Originally posted Aug 4, 2014
A rich, entertaining, and enlightening history
As RF engineers we spend most of our time working on the technologies of the present and the future. It can be a constant footrace, so sometimes it’s refreshing to take a look back and see how far we and our predecessors have come. With a history dating back to the very beginnings of RF, detectors or demodulators are an excellent historical example of innovations and progress.
In my post on signal analyzer detectors I mentioned cat’s whiskers and coherers. Though I had never used one, I was familiar with the cat’s whisker detector as a central element in a crystal radio set. The cat’s whisker is a simple rectifier, made by touching a thin metal wire (the “whisker”) to a semiconductor, typically a raw chunk of natural galena.

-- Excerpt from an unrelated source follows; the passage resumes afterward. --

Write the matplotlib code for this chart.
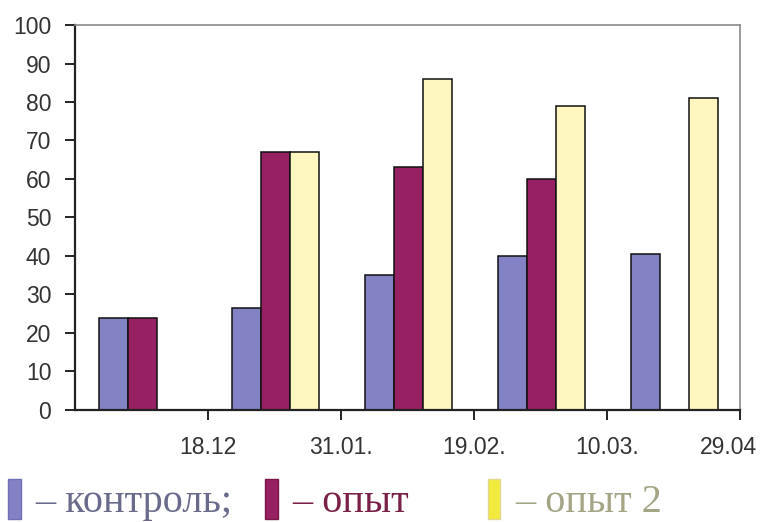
import numpy as np
import matplotlib.pyplot as plt
import matplotlib.transforms as mtransforms
from matplotlib.patches import Rectangle

# данные
dates = ['18.12', '31.01.', '19.02.', '10.03.', '29.04']
control = [24, 26.5, 35, 40, 40.5]
opyt = [24, 67, 63, 60, np.nan]
opyt2 = [np.nan, 67, 86, 79, 81]

c_control = '#8282c4'
c_opyt = '#962062'
c_opyt2 = '#fff6c0'

fig = plt.figure(figsize=(7.65, 5.22), dpi=100)
ax = fig.add_axes([0.098, 0.2146, 0.869, 0.7375])

x = np.arange(len(dates)) + 0.5
w = 0.218
for k, (vals, col) in enumerate([(control, c_control), (opyt, c_opyt), (opyt2, c_opyt2)]):
    ax.bar(x + (k - 1) * w + 0.01, vals, width=w, color=col, edgecolor='#111111', linewidth=1.1)

ax.set_xlim(0, len(dates))
ax.set_ylim(0, 100)
ax.set_yticks(range(0, 101, 10))
ax.set_xticks(np.arange(1, len(dates) + 1))
ax.set_xticklabels(dates)

for s in ['left', 'bottom']:
    ax.spines[s].set_color('#222222')
    ax.spines[s].set_linewidth(1.6)
for s in ['top', 'right']:
    ax.spines[s].set_color('#8a8a8a')
    ax.spines[s].set_linewidth(1.2)

ax.tick_params(axis='both', direction='out', length=7, width=1.4, color='#222222',
               labelsize=16.5, labelcolor='#333333')
ax.tick_params(axis='y', pad=10)
ax.tick_params(axis='x', pad=12)
for lab in ax.get_xticklabels() + ax.get_yticklabels():
    lab.set_family('Liberation Sans')

# последняя подпись чуть левее, чтобы не обрезалась
last = ax.get_xticklabels()[-1]
last.set_transform(last.get_transform() + mtransforms.ScaledTranslation(-8 / 72, 0, fig.dpi_scale_trans))

# легенда под графиком
items = [
    (0.011, c_control, '#7070b8', '– контроль;', '#6a6a8c'),
    (0.347, c_opyt, '#7a1548', '– опыт', '#7a2048'),
    (0.638, '#f2ea3c', '#e0d890', '– опыт 2', '#a4a486'),
]
for x0, fc, ec, txt, tc in items:
    fig.add_artist(Rectangle((x0, 0.005), 0.016, 0.078, transform=fig.transFigure,
                             facecolor=fc, edgecolor=ec, linewidth=1))
    fig.text(x0 + 0.035, 0.02, txt, color=tc, fontsize=29,
             family='Liberation Serif', va='baseline', ha='left')

fig.savefig('out.png', dpi=100)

A tuned circuit is used in the crystal receiver to select a radio station, and the rectifying function of the cat’s whisker serves to extract the audio signal from the RF carrier. In other words, the cat’s whisker is a detector, acting as a demodulator. It’s essentially the same as the IF or video detector found in a signal analyzer, as shown at left in this block diagram.
This partial, simplified block diagram of a spectrum analyzer shows the two detectors and their locations in the signal path. The first detector demodulates the IF signal, converting it into a magnitude value in the same way a cat’s whisker would perform demodulation in a crystal radio.
Note that in this diagram the envelope detector is symbolized by a diode. Detection is accomplished with the assistance of other components such as a capacitor and resistor, but the critical and most challenging component is the rectifier.
From the standpoint of technical progress it’s interesting to note that a solid-state component—the cat’s whisker—came before vacuum tube solutions. The tube solutions were then superseded by newer solid-state diodes.
History has another curve to throw at us as we move further back in time: the coherer. When I first heard the term I had been already been working on HF and RF applications for more than a dozen years and was surprised I hadn’t encountered it before. The coherer is another—even older—solid-state device that performed a kind of RF detection.
Though complicated in theory, the coherer is simple in practice: it’s just a pair of electrodes in an insulating capsule, separated by metal filings. RF energy causes the metal particles to cohere and the resistance between the electrodes drops dramatically. The coherer detects RF energy in a way that’s useful for electrical circuits such as an RF telegraph.
A coherer, an early RF detector. Two metal electrodes are separated by metal particles and the resistance between them drops in the presence of RF energy. (Image from Wikimedia Commons)
The earliest radios were RF telegraphs, using spark-gap transmitters in an on/off configuration. They were entirely broadband, in a way that is shocking to modern RF sensibilities. When I screened video of a large spark gap transmitter to groups of RF application engineers in the mid-1990s it always produced an audible gasp as they intuitively grasped the nature of the emissions.
If you’re interested in the topic, this bit of RF history gives me a chance to recommend one of my favorite TV series on technology, the low-budget, refreshingly British, amazingly enlightening Secret Life of Machines by Tim Hunkin. These programs from the late 1980s do an incredible job of explaining commonplace technology of the home and office such as refrigerators, vacuum cleaners, TVs, VCRs, word processors, fax machines and radios. I think the episodes on radios and fax machines are some of the very best, and are worth watching for their quirky perspective and humor, in addition to their brilliant explanations.
This all reminds me of my adventures many years ago with spark gaps driving large Tesla coils. Perhaps that’s a topic for a future post—but perhaps some RF interference sins should go unconfessed!